▶ **The records**
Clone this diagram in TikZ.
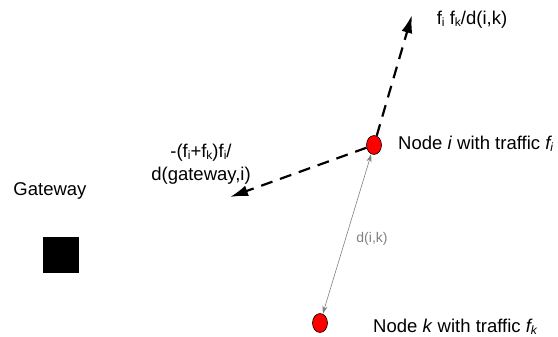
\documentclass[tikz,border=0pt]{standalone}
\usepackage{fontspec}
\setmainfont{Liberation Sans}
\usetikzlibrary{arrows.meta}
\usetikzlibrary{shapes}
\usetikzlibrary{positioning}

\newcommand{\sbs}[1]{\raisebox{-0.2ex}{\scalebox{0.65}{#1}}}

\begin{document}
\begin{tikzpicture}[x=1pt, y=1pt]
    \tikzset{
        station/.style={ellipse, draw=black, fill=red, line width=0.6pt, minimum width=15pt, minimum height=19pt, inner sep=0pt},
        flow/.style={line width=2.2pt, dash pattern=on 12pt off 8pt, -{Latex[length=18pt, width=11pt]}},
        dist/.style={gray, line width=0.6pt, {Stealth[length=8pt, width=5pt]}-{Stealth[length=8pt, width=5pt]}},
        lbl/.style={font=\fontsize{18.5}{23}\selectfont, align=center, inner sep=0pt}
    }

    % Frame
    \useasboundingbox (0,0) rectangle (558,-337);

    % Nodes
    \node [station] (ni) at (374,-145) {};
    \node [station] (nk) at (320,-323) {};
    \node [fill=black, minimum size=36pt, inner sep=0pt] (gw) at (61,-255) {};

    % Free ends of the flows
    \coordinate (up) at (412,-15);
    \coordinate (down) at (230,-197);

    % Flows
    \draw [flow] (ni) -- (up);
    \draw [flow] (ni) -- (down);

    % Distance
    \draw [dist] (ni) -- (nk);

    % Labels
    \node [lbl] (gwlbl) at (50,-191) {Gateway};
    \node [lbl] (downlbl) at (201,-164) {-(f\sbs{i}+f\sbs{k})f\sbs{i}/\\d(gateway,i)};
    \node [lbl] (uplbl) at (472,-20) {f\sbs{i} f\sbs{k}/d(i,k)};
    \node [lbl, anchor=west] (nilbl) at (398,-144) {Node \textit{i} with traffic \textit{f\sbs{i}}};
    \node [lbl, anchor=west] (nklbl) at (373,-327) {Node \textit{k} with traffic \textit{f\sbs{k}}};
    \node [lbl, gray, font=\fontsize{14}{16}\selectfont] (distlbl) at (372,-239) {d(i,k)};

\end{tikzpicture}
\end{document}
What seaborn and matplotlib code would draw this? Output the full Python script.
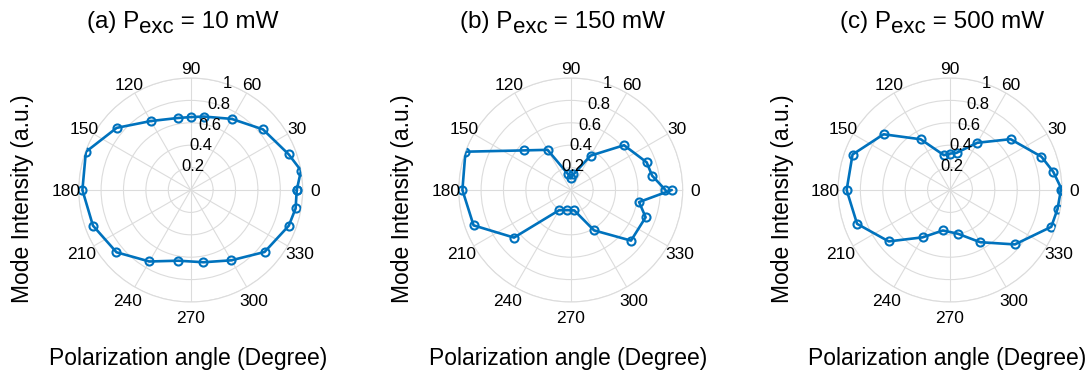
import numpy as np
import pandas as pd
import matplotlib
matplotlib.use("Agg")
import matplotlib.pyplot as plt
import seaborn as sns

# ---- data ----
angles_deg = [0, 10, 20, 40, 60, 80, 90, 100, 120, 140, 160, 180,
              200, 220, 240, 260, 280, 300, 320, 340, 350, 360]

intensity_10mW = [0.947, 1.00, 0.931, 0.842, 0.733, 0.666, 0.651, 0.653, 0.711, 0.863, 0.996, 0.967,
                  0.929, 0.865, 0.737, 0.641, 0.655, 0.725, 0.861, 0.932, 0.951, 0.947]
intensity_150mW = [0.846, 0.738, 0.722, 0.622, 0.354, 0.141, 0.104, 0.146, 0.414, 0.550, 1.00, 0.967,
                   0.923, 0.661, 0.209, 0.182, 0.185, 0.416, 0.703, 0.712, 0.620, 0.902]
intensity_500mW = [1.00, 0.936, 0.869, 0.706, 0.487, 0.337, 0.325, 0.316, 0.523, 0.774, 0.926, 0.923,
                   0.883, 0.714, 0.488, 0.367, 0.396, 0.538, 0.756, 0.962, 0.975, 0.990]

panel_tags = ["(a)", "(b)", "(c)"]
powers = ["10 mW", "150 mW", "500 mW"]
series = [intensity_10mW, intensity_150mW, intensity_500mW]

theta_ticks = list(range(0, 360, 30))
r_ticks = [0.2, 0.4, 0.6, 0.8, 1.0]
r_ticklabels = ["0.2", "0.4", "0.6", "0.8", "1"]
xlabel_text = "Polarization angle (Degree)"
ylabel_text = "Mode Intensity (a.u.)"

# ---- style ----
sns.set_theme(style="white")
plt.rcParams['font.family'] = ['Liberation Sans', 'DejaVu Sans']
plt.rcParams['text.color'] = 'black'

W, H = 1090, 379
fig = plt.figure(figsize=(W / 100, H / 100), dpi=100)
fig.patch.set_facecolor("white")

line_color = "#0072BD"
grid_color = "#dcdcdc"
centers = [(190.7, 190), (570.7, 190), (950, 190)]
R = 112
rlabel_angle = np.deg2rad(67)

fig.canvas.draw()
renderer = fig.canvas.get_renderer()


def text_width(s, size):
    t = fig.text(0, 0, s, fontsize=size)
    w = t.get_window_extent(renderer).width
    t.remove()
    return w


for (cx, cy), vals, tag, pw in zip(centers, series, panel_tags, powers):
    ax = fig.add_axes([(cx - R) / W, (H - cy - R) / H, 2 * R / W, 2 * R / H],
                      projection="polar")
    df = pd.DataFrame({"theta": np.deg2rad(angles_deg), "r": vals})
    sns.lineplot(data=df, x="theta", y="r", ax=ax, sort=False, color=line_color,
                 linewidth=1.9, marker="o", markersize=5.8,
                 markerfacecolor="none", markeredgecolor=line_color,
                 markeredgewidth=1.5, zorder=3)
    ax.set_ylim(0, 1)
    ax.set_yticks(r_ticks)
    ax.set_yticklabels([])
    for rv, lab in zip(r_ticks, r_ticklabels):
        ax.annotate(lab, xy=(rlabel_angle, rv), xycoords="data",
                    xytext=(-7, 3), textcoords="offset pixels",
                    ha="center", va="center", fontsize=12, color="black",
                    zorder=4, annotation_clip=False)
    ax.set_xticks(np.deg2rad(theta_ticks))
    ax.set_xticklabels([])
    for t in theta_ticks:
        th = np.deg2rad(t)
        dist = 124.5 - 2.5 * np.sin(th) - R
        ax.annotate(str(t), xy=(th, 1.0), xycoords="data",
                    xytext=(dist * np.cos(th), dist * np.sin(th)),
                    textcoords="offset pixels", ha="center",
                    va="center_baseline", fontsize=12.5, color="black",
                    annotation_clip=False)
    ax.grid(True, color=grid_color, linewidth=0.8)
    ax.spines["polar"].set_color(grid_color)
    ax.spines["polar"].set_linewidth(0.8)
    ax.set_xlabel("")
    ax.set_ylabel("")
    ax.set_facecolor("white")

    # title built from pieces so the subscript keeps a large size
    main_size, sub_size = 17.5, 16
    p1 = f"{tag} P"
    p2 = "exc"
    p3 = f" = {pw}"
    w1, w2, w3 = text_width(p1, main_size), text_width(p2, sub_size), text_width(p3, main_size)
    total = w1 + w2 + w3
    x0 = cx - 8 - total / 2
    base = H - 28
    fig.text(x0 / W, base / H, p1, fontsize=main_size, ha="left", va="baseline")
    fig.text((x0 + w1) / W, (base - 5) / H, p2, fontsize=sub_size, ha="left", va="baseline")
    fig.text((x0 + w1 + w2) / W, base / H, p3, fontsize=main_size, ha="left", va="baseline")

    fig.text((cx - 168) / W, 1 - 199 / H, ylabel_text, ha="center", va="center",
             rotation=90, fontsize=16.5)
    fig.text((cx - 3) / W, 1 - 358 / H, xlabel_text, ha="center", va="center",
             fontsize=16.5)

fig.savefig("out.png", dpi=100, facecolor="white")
--
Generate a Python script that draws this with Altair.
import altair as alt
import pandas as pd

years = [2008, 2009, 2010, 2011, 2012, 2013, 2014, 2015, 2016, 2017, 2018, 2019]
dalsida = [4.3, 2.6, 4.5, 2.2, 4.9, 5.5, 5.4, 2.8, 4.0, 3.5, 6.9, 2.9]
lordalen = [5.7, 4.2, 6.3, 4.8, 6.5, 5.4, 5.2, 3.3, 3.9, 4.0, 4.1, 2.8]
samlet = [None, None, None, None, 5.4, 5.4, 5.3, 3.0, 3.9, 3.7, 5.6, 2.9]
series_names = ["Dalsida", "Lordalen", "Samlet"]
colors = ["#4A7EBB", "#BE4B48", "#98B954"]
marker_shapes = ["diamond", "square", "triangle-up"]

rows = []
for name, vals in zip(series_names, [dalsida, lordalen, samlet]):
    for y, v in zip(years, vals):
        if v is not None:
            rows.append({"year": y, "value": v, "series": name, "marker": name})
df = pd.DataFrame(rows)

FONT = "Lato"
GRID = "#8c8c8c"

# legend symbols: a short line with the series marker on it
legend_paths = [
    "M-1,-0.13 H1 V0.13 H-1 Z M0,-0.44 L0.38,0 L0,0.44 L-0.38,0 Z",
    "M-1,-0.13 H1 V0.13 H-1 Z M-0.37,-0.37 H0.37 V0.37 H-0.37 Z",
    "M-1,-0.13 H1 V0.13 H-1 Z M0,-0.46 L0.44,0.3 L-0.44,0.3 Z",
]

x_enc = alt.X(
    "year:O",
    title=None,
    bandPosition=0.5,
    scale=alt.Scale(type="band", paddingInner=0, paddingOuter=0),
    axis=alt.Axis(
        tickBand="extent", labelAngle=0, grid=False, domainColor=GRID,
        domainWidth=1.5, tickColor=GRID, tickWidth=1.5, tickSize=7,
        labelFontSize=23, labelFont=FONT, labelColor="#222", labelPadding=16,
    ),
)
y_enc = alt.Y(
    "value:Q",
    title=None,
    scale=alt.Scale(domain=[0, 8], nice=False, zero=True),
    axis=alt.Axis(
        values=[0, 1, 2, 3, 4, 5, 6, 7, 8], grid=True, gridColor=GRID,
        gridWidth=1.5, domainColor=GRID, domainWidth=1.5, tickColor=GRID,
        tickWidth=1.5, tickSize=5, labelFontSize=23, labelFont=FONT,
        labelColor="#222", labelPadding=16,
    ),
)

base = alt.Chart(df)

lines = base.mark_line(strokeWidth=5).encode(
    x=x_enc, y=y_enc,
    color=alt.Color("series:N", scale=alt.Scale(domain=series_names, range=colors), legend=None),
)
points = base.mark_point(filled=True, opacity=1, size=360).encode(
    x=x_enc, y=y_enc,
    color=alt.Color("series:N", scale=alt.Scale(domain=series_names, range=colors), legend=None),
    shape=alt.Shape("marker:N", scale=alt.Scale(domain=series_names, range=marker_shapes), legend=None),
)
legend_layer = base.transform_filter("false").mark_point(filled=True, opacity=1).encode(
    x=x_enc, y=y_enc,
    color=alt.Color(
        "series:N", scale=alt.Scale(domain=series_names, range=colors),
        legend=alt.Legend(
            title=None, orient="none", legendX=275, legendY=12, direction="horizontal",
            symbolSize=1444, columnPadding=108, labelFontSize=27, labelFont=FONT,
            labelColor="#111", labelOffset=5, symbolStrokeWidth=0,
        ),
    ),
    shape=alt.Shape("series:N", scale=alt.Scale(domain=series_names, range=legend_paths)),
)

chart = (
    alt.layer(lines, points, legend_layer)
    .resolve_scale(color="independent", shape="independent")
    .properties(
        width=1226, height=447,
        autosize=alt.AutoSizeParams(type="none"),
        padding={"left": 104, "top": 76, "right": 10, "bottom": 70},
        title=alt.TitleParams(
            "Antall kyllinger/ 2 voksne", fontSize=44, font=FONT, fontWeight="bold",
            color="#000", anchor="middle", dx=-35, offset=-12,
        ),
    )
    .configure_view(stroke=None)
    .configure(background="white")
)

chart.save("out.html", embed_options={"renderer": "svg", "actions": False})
--
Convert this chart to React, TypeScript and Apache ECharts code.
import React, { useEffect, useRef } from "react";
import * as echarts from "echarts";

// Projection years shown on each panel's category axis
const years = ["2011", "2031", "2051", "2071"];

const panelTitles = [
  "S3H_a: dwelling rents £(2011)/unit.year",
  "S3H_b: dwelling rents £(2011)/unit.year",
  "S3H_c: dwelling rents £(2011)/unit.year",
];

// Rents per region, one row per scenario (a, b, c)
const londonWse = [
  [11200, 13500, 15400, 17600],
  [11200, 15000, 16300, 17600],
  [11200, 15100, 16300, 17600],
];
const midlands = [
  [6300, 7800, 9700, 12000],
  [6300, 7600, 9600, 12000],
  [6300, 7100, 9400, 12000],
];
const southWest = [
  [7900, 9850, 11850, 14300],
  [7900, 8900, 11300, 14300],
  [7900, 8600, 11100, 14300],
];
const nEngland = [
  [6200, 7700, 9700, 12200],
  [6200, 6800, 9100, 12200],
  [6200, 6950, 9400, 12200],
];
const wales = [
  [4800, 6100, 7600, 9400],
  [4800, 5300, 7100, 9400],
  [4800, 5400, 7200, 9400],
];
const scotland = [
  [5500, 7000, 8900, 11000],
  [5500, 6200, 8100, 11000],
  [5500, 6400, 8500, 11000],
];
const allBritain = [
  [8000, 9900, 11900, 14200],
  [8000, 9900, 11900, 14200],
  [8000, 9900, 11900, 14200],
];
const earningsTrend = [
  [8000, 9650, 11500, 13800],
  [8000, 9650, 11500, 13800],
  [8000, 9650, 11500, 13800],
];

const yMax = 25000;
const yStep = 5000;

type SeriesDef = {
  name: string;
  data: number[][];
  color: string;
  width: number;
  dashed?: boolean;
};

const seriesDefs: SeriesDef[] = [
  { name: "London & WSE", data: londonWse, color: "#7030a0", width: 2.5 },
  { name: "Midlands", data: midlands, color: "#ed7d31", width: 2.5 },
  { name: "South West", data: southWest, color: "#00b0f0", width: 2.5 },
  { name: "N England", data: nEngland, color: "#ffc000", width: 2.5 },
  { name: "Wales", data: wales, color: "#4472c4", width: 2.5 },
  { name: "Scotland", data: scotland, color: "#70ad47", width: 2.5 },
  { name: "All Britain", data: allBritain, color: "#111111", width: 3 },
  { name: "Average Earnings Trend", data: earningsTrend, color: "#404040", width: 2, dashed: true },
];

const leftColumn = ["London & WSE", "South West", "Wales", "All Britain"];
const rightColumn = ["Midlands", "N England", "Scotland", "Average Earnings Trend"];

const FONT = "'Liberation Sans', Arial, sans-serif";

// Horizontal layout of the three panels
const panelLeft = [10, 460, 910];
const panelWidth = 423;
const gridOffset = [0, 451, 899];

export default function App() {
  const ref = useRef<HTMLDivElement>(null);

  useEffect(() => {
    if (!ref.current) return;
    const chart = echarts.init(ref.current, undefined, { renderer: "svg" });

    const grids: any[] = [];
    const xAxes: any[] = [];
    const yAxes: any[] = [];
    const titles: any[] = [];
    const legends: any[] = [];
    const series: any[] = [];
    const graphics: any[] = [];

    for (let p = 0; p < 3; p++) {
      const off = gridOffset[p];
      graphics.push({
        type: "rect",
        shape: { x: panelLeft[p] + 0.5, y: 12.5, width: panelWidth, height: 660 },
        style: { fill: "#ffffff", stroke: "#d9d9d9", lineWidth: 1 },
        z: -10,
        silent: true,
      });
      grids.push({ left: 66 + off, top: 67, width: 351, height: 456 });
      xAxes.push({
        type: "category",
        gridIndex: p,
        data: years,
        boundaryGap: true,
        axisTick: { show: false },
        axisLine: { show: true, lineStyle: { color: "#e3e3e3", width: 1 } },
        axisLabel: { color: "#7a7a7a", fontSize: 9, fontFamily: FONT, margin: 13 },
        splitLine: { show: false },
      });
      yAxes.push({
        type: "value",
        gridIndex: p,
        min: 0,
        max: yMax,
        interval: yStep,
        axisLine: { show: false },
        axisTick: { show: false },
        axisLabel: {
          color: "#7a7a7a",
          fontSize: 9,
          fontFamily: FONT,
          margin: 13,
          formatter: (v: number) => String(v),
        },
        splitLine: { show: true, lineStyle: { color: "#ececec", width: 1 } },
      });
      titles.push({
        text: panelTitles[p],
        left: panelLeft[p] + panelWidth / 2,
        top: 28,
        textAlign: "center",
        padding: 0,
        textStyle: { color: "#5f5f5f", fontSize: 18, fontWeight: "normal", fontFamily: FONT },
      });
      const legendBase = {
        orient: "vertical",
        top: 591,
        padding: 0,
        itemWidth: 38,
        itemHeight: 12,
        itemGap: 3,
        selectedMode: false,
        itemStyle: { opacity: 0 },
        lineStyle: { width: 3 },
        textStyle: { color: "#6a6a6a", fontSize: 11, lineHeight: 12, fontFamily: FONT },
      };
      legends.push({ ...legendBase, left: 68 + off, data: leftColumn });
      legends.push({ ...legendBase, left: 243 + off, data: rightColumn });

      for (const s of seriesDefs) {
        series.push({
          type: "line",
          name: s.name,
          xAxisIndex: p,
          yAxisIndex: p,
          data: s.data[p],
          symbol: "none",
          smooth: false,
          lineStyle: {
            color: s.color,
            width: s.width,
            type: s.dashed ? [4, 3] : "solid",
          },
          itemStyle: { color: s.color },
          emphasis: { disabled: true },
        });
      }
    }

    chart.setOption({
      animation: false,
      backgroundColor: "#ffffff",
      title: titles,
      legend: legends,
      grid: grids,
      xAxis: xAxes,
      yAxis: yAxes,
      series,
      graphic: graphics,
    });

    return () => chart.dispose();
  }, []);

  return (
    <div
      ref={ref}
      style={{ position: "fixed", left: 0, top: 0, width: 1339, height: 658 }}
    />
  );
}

▶ **Exercise directions**
Give back exactly the lines from the one that holds "What seaborn and" to the one that holds "import seaborn as sns", with both ends and without the images.

▶ **Task response**
What seaborn and matplotlib code would draw this? Output the full Python script.
import numpy as np
import pandas as pd
import matplotlib
matplotlib.use("Agg")
import matplotlib.pyplot as plt
import seaborn as sns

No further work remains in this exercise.